The practical guidance is a hierarchy. Prefer short-lived, automatically expiring credentials wherever a system supports them, because they remove the need to schedule rotation at all. Where a credential must persist, fall back to automated scheduled rotation with overlapping validity. And treat any long-lived, broadly scoped, manually rotated key as technical debt to be paid down, not a steady state to maintain. Moving down that hierarchy is one of the highest-return security investments an agent operator can make, and it connects directly to the careful, narrow-grant approach in giving an agent access to email safely.

How Gravity handles rotation

Gravity is an AI agent platform, and the rotation machinery described here, cadence by sensitivity, overlapping zero-downtime rotation, automation, emergency rotation, a preference for short-lived credentials, is operated by the platform rather than handed to each user as a runbook. The agents are expert-built and run inside a runtime where the credentials they use to reach models and tools are managed and rotated centrally.

For the user, that means you describe what you need in plain words and an expert-built agent returns the finished result in about 60 seconds, with the key-rotation work happening out of sight. You pay per use, $1 equals 1,000 credits, billed only when an agent runs. To go deeper on the surrounding concepts, what is an AI agent sets the foundation and the glossary defines the terms used above.

FAQ

What is secrets rotation for an AI agent?

Secrets rotation is the practice of replacing an agent's credentials, its API keys, tokens, and passwords, with new ones on a regular schedule and retiring the old ones. It limits the value of any single leaked credential by guaranteeing that even an undetected leak stops working after the next rotation, shrinking the window an attacker can use a stolen key from open-ended to the length of one rotation cycle.

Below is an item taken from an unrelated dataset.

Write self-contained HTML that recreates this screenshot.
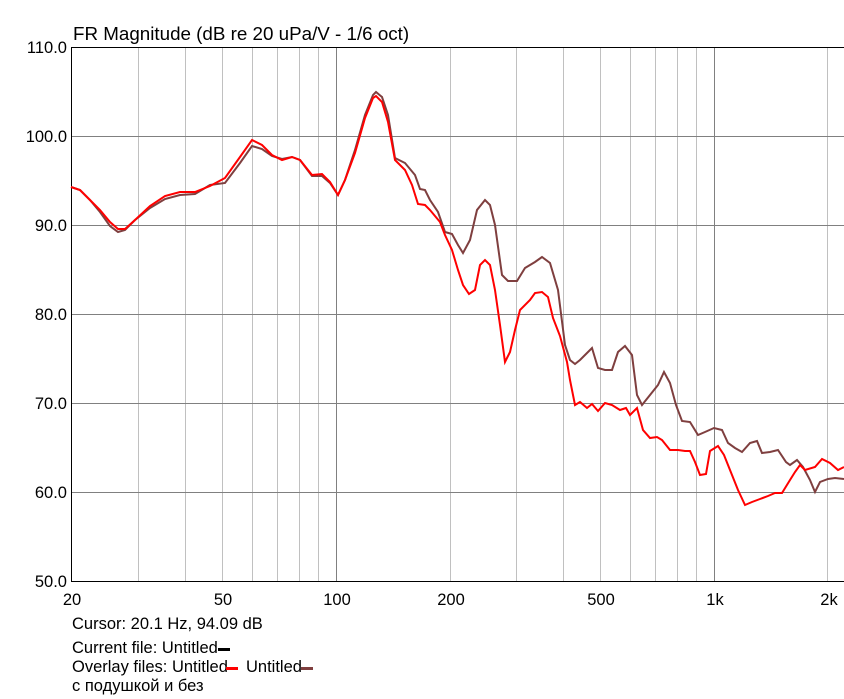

How often should you rotate agent secrets?

Rotate by sensitivity rather than on one universal clock. Credentials that reach money, customer data, or production systems warrant frequent rotation; low-stakes read-only keys can rotate less often. The more useful move than picking a number is shortening credential lifetime overall: the shorter a secret lives, the less a leak is worth, so many teams move from long-lived keys on a calendar toward short-lived credentials that expire on their own.

How do you rotate secrets without downtime?

Use overlapping validity. Issue the new credential and accept both the old and new for a short window while every consumer picks up the new one, then retire the old credential once nothing is using it. Because there is never a moment when no valid credential exists, the agent keeps working through the change. Rotating by cutting the old key first and hoping the new one propagates in time is what causes outages.

Should secret rotation be automated?

Yes. Manual rotation is the rotation that never happens, because it is tedious, easy to defer, and easy to get wrong under pressure. Automated rotation issues the new secret, updates the consumers, and retires the old one on a schedule without a human in the loop, which means it actually runs and runs consistently. Automation also makes emergency rotation, replacing a credential the moment it is suspected leaked, fast instead of frantic.

What is the difference between rotation and short-lived credentials?

Rotation replaces a long-lived secret periodically; short-lived credentials expire on their own after minutes or hours, so they are effectively self-rotating. Short-lived credentials are the stronger pattern because a leaked one is worthless almost immediately, removing the need to schedule rotation at all. Where a credential must be long-lived, scheduled rotation is the fallback that keeps its exposure window bounded.